Con l’Alleanza con Dio e la sua Promessa il cuore dell’uomo cambia già. Abramo ne è il simbolo e il segno. La sua generosità e mansuetudine sono una caratteristica che trasmetterà alla sua discendenza. È pieno della Promessa che gli è stata fatta e nella quale ha creduto, prima ancora che essa si realizzi. Su questa Alleanza germoglia una riflessione sapienziale che è solo in parte sforzo dell’uomo ma è sopratutto dono, rivelazione.

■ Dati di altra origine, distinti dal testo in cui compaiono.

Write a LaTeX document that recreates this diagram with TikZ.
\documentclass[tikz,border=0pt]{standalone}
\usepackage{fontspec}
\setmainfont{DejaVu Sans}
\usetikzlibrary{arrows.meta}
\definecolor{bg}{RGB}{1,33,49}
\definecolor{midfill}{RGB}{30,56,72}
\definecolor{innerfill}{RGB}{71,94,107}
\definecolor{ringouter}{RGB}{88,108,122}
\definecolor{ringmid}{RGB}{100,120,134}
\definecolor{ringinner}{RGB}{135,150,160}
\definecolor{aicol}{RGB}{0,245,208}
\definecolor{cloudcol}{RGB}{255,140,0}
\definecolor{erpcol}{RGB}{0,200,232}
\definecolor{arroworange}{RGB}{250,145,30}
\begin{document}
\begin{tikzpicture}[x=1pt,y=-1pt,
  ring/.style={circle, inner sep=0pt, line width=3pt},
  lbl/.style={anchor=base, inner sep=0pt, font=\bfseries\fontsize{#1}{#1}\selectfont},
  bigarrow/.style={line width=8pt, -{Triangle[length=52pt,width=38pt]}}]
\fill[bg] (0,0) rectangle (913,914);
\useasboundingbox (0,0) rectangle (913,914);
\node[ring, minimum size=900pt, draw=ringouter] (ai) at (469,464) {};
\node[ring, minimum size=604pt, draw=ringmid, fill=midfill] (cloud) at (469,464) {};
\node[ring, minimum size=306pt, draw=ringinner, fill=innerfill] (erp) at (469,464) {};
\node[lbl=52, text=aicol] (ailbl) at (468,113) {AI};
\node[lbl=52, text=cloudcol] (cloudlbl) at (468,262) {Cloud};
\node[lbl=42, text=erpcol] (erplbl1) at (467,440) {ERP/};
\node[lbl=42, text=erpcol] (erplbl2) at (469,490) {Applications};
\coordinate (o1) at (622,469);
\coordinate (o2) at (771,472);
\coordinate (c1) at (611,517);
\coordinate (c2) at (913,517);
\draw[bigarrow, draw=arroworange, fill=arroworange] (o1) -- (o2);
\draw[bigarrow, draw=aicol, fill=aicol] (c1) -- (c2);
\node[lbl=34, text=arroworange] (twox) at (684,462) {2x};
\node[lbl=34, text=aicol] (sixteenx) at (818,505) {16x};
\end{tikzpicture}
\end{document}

Quando arriva la legge, l’uomo comincia quindi a comprendere meglio ciò che è giusto e ciò che non lo è. Questo sicuramente produce frutti positivi enormi: non ci sono più sacrifici umani, la misericordia progredisce nei rapporti umani e familiari, il potere difende molto di più i deboli e i poveri. Ma la legge produce anche un’angoscia profonda: l’uomo scopre di non riuscire ad essere giusto fino in fondo, non riesce a compiere la legge che porta una promessa di vita. Pur migliorando, l’uomo rimane nella morte! Il peccato diventa un elemento sempre più chiaramente consapevole nella sua vita. Ma c'è ancora altro. Molti hanno condiviso questa esperienza con me: dopo una confessione sincera, c'è un grande sollievo, ma c'è anche come uno smarrimento, un trovarsi in terreno sconosciuto e provare una grande fragilità, il sentirsi tentato di nuovo dal peccato, anche minimo. Infatti dopo la confessione, il primo peccato veniale provoca grande dolore ma è anche come un ritorno alla normalità. Questa angoscia è ciò che esprime forte san Paolo nella lettera ai romani chiamando se stesso "sventurato", "venduto al peccato".

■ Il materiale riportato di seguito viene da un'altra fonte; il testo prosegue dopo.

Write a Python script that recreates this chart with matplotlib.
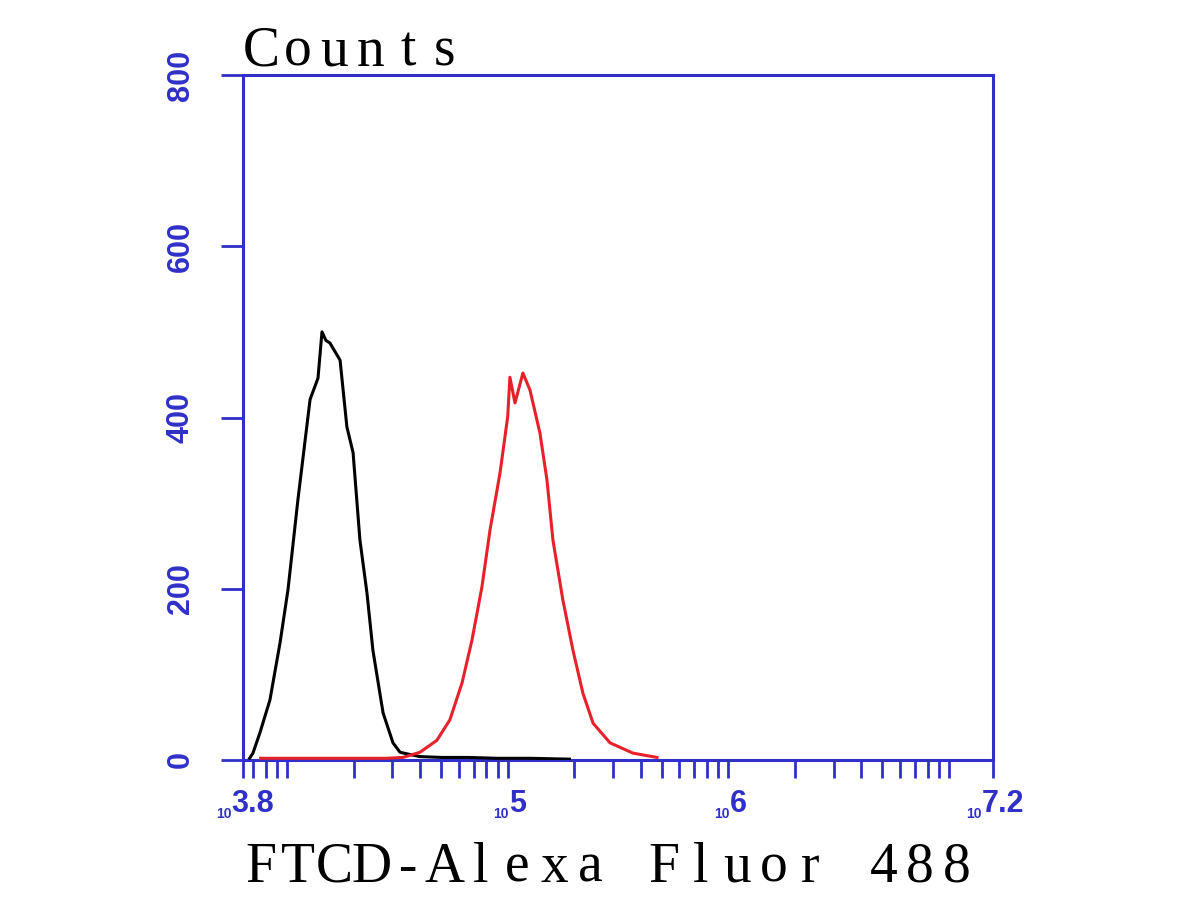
import numpy as np
import matplotlib
matplotlib.use("Agg")
import matplotlib.pyplot as plt

# histogram outlines (x in log10 of intensity)
black_log = [3.83, 3.845, 3.877, 3.922, 3.968, 4.004, 4.049, 4.104, 4.140, 4.158,
             4.176, 4.194, 4.240, 4.271, 4.299, 4.330, 4.362, 4.389, 4.435, 4.480,
             4.512, 4.60, 4.70, 4.82, 4.95, 5.10, 5.28]
black_counts = [2, 8, 32, 70, 137, 199, 304, 421, 446, 500,
                490, 487, 467, 389, 359, 257, 195, 128, 55, 20,
                9, 4, 3, 3, 2, 2, 1]

red_log = [3.88, 4.20, 4.45, 4.525, 4.602, 4.679, 4.738, 4.793, 4.838, 4.883,
           4.920, 4.965, 5.000, 5.010, 5.033, 5.069, 5.101, 5.146, 5.178, 5.205,
           5.250, 5.296, 5.341, 5.387, 5.464, 5.568, 5.677]
red_counts = [2, 2, 2, 3, 9, 23, 47, 90, 140, 202,
              269, 335, 401, 447, 417, 452, 432, 382, 327, 257,
              187, 128, 78, 43, 20, 8, 3]

xlim_exp = [3.8, 7.2]
xtick_exps = [3.8, 5, 6, 7.2]
xtick_texts = ["3.8", "5", "6", "7.2"]
yticks = [0, 200, 400, 600, 800]
title = "Counts"
xlabel = "FTCD-Alexa Fluor 488"

blue = "#3030c8"
W, H = 1200, 900

fig = plt.figure(figsize=(12, 9), dpi=100)
ax = fig.add_axes([243/W, 140/H, 750/W, 685/H])

ax.plot(10**np.array(black_log), black_counts, color="black", lw=2.2, zorder=3)
ax.plot(10**np.array(red_log), red_counts, color="#e8202a", lw=2.2, zorder=4)

ax.set_xscale("log")
ax.set_xlim(10**xlim_exp[0], 10**xlim_exp[1])
ax.set_ylim(0, 800)

# every 1..9 x 10^k tick inside the range, plus both ends
ticks = [m * 10.0**k for k in range(3, 8) for m in range(1, 10)]
ticks = [t for t in ticks if 10**xlim_exp[0] <= t <= 10**xlim_exp[1]]
ticks = ticks + [10**xlim_exp[0], 10**xlim_exp[1]]
ax.xaxis.set_major_locator(matplotlib.ticker.FixedLocator(ticks))
ax.xaxis.set_minor_locator(matplotlib.ticker.NullLocator())
ax.set_xticklabels([])
ax.tick_params(axis="x", direction="out", length=13, width=2, color=blue)

ax.set_yticks(yticks)
ax.set_yticklabels([str(v) for v in yticks], rotation=90, va="center",
                   fontsize=22, color=blue, family="Liberation Sans",
                   fontweight="bold")
ax.tick_params(axis="y", direction="out", length=16, width=2, color=blue, pad=18)

for s in ax.spines.values():
    s.set_color(blue)
    s.set_linewidth(2.2)

# x tick labels in the "10 exponent" style of the cytometer software
for e, t in zip(xtick_exps, xtick_texts):
    big = ax.annotate(t, xy=(10**e, 0), xycoords=("data", "axes fraction"),
                      xytext=(7, -21), textcoords="offset points",
                      ha="center", va="top", fontsize=22, color=blue,
                      family="Liberation Sans", fontweight="bold",
                      annotation_clip=False)
    ax.annotate("10", xy=(0, 0), xycoords=big, xytext=(0, -1),
                textcoords="offset points", ha="right", va="bottom",
                fontsize=10, color=blue, family="Liberation Sans",
                fontweight="bold")


def mono_text(s, x0, base, cell=36.6, size=40):
    # fixed-pitch serif text like the original software, one glyph per cell
    for i, ch in enumerate(s):
        if ch == " ":
            continue
        fig.text((x0 + (i + 0.5) * cell) / W, 1 - base / H, ch,
                 ha="center", va="baseline", fontsize=size,
                 family="Liberation Serif")


mono_text(title, 243, 66)
mono_text(xlabel, 243, 882)

fig.savefig("out.png", dpi=100, facecolor="white")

Qual è lo scopo di Dio? far soffrire chi si impegna nel bene? No, ma spingerci a fidarci unicamente dell’amore di Dio, della sua misericordia, non contando sulle nostre forze. In Cristo abbiamo la vittoria e possiamo vivere sicuri della vita eterna. E chi si abbandona a Dio, sperimenta che Egli cammina con te, non ti lascia solo, interviene in tante situazioni concrete.